GIVEN EXERCISE.
Restate the data below word for word. Skip any images it contains.

RECORDED DATA.
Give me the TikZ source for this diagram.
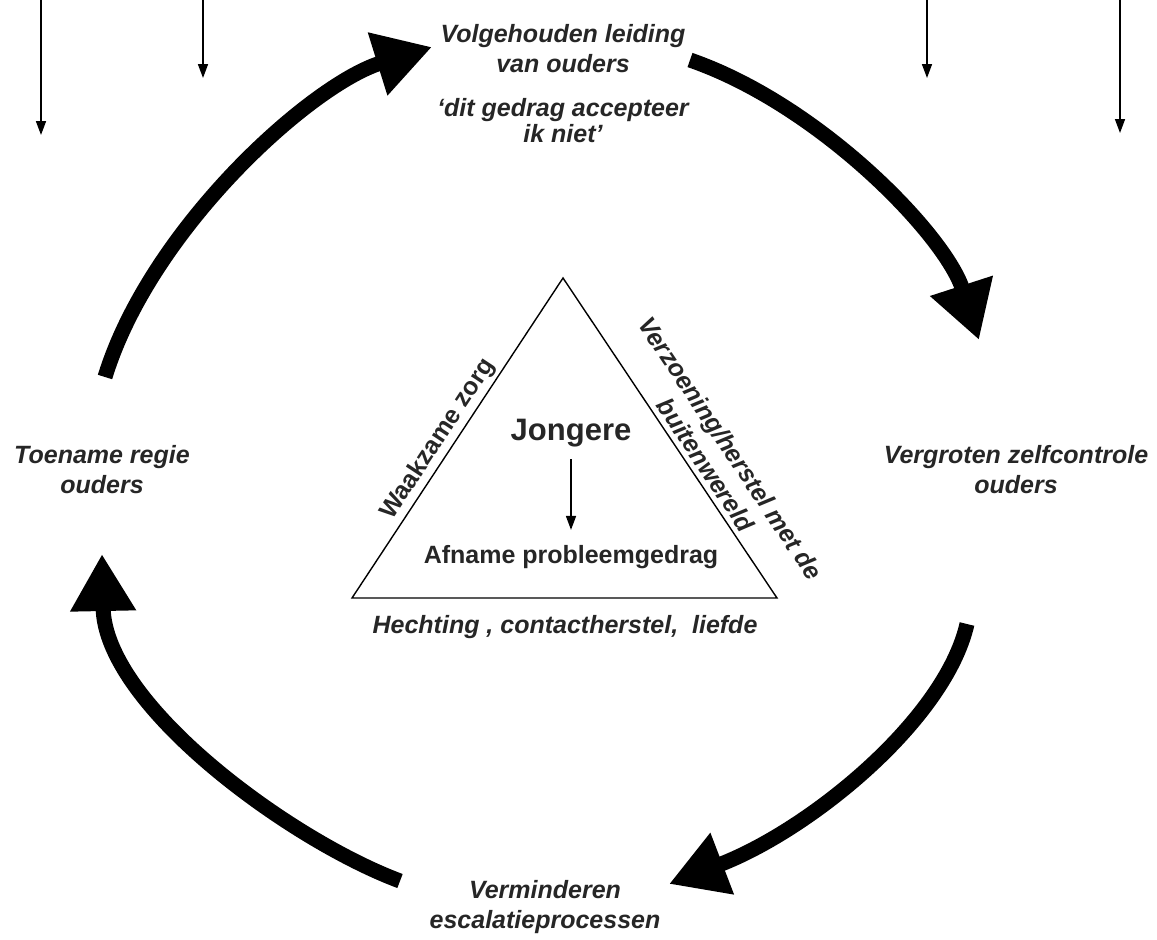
\documentclass[tikz,border=0pt]{standalone}
\usepackage{fontspec}
\setmainfont{Liberation Sans}
\usetikzlibrary{arrows.meta}

\begin{document}
\begin{tikzpicture}[x=0.5pt,y=-0.5pt]
	\tikzset{cyclelabel/.style={font=\fontsize{12.5}{15}\selectfont\bfseries\itshape,align=center,text=black!85}}
	\tikzset{cyclearrow/.style={line width=7.5pt,-{Triangle[length=28.5pt,width=31pt]}}}
	\tikzset{thinarrow/.style={line width=0.8pt,-{Triangle[length=7pt,width=5pt]}}}
	\useasboundingbox (0,0) rectangle (1157,939);
	% the four steps of the cycle
	\node[cyclelabel] (lead) at (563,49) {Volgehouden leiding\\van ouders};
	\node[cyclelabel,font=\fontsize{12.5}{13}\selectfont\bfseries\itshape] (quote) at (563,121) {‘dit gedrag accepteer\\ik niet’};
	\node[cyclelabel] (zelf) at (1016,470) {Vergroten zelfcontrole\\ouders};
	\node[cyclelabel] (escal) at (545,907) {Verminderen\\escalatieprocessen};
	\node[cyclelabel] (regie) at (102,470) {Toename regie\\ouders};
	% big arrows between the steps
	\coordinate (regie-out) at (105,377);
	\coordinate (lead-in) at (432,47);
	\coordinate (lead-out) at (690,60);
	\coordinate (zelf-in) at (979,340);
	\coordinate (zelf-out) at (967,624);
	\coordinate (escal-in) at (669,884);
	\coordinate (escal-out) at (400,881);
	\coordinate (regie-in) at (102,554);
	\draw[cyclearrow] (regie-out) .. controls (150,230) and (310,85) .. (lead-in);
	\draw[cyclearrow] (lead-out) .. controls (820,105) and (945,235) .. (zelf-in);
	\draw[cyclearrow] (zelf-out) .. controls (945,720) and (810,830) .. (escal-in);
	\draw[cyclearrow] (escal-out) .. controls (290,840) and (105,705) .. (regie-in);
	% arrows coming in from above
	\foreach \x/\y [count=\i] in {41/135,203/78,927/78,1120/133} {
		\coordinate (top\i) at (\x,0);
		\coordinate (tip\i) at (\x,\y);
		\draw[thinarrow] (top\i) -- (tip\i);
	}
	% triangle with the young person
	\coordinate (apex) at (563,278);
	\coordinate (left) at (352,598);
	\coordinate (right) at (777,598);
	\draw[line width=0.7pt] (left)
		-- node[pos=0.47,sloped,above,inner sep=1.5pt,font=\fontsize{12.5}{15}\selectfont\bfseries,text=black!85] (waak) {Waakzame zorg} (apex)
		-- node[pos=0.61,sloped,above,inner sep=2.5pt,align=center,font=\fontsize{12.5}{15}\selectfont\bfseries\itshape,text=black!85] (verz) {Verzoening/herstel met de\\buitenwereld} (right)
		-- cycle;
	\node[font=\fontsize{15.5}{18}\selectfont\bfseries,text=black!85,inner sep=0pt] (jong) at (571,433) {Jongere};
	\node[font=\fontsize{12.5}{15}\selectfont\bfseries,text=black!85,inner sep=0pt] (afname) at (571,557) {Afname probleemgedrag};
	\draw[thinarrow,shorten <=6pt,shorten >=7.5pt] (jong) -- (afname);
	\node[cyclelabel] (hecht) at (565,627) {Hechting , contactherstel,~ liefde};
\end{tikzpicture}
\end{document}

SOLUTION.
Give me the TikZ source for this diagram.
\documentclass[tikz,border=0pt]{standalone}
\usepackage{fontspec}
\setmainfont{Liberation Sans}
\usetikzlibrary{arrows.meta}

\begin{document}
\begin{tikzpicture}[x=0.5pt,y=-0.5pt]
	\tikzset{cyclelabel/.style={font=\fontsize{12.5}{15}\selectfont\bfseries\itshape,align=center,text=black!85}}
	\tikzset{cyclearrow/.style={line width=7.5pt,-{Triangle[length=28.5pt,width=31pt]}}}
	\tikzset{thinarrow/.style={line width=0.8pt,-{Triangle[length=7pt,width=5pt]}}}
	\useasboundingbox (0,0) rectangle (1157,939);
	% the four steps of the cycle
	\node[cyclelabel] (lead) at (563,49) {Volgehouden leiding\\van ouders};
	\node[cyclelabel,font=\fontsize{12.5}{13}\selectfont\bfseries\itshape] (quote) at (563,121) {‘dit gedrag accepteer\\ik niet’};
	\node[cyclelabel] (zelf) at (1016,470) {Vergroten zelfcontrole\\ouders};
	\node[cyclelabel] (escal) at (545,907) {Verminderen\\escalatieprocessen};
	\node[cyclelabel] (regie) at (102,470) {Toename regie\\ouders};
	% big arrows between the steps
	\coordinate (regie-out) at (105,377);
	\coordinate (lead-in) at (432,47);
	\coordinate (lead-out) at (690,60);
	\coordinate (zelf-in) at (979,340);
	\coordinate (zelf-out) at (967,624);
	\coordinate (escal-in) at (669,884);
	\coordinate (escal-out) at (400,881);
	\coordinate (regie-in) at (102,554);
	\draw[cyclearrow] (regie-out) .. controls (150,230) and (310,85) .. (lead-in);
	\draw[cyclearrow] (lead-out) .. controls (820,105) and (945,235) .. (zelf-in);
	\draw[cyclearrow] (zelf-out) .. controls (945,720) and (810,830) .. (escal-in);
	\draw[cyclearrow] (escal-out) .. controls (290,840) and (105,705) .. (regie-in);
	% arrows coming in from above
	\foreach \x/\y [count=\i] in {41/135,203/78,927/78,1120/133} {
		\coordinate (top\i) at (\x,0);
		\coordinate (tip\i) at (\x,\y);
		\draw[thinarrow] (top\i) -- (tip\i);
	}
	% triangle with the young person
	\coordinate (apex) at (563,278);
	\coordinate (left) at (352,598);
	\coordinate (right) at (777,598);
	\draw[line width=0.7pt] (left)
		-- node[pos=0.47,sloped,above,inner sep=1.5pt,font=\fontsize{12.5}{15}\selectfont\bfseries,text=black!85] (waak) {Waakzame zorg} (apex)
		-- node[pos=0.61,sloped,above,inner sep=2.5pt,align=center,font=\fontsize{12.5}{15}\selectfont\bfseries\itshape,text=black!85] (verz) {Verzoening/herstel met de\\buitenwereld} (right)
		-- cycle;
	\node[font=\fontsize{15.5}{18}\selectfont\bfseries,text=black!85,inner sep=0pt] (jong) at (571,433) {Jongere};
	\node[font=\fontsize{12.5}{15}\selectfont\bfseries,text=black!85,inner sep=0pt] (afname) at (571,557) {Afname probleemgedrag};
	\draw[thinarrow,shorten <=6pt,shorten >=7.5pt] (jong) -- (afname);
	\node[cyclelabel] (hecht) at (565,627) {Hechting , contactherstel,~ liefde};
\end{tikzpicture}
\end{document}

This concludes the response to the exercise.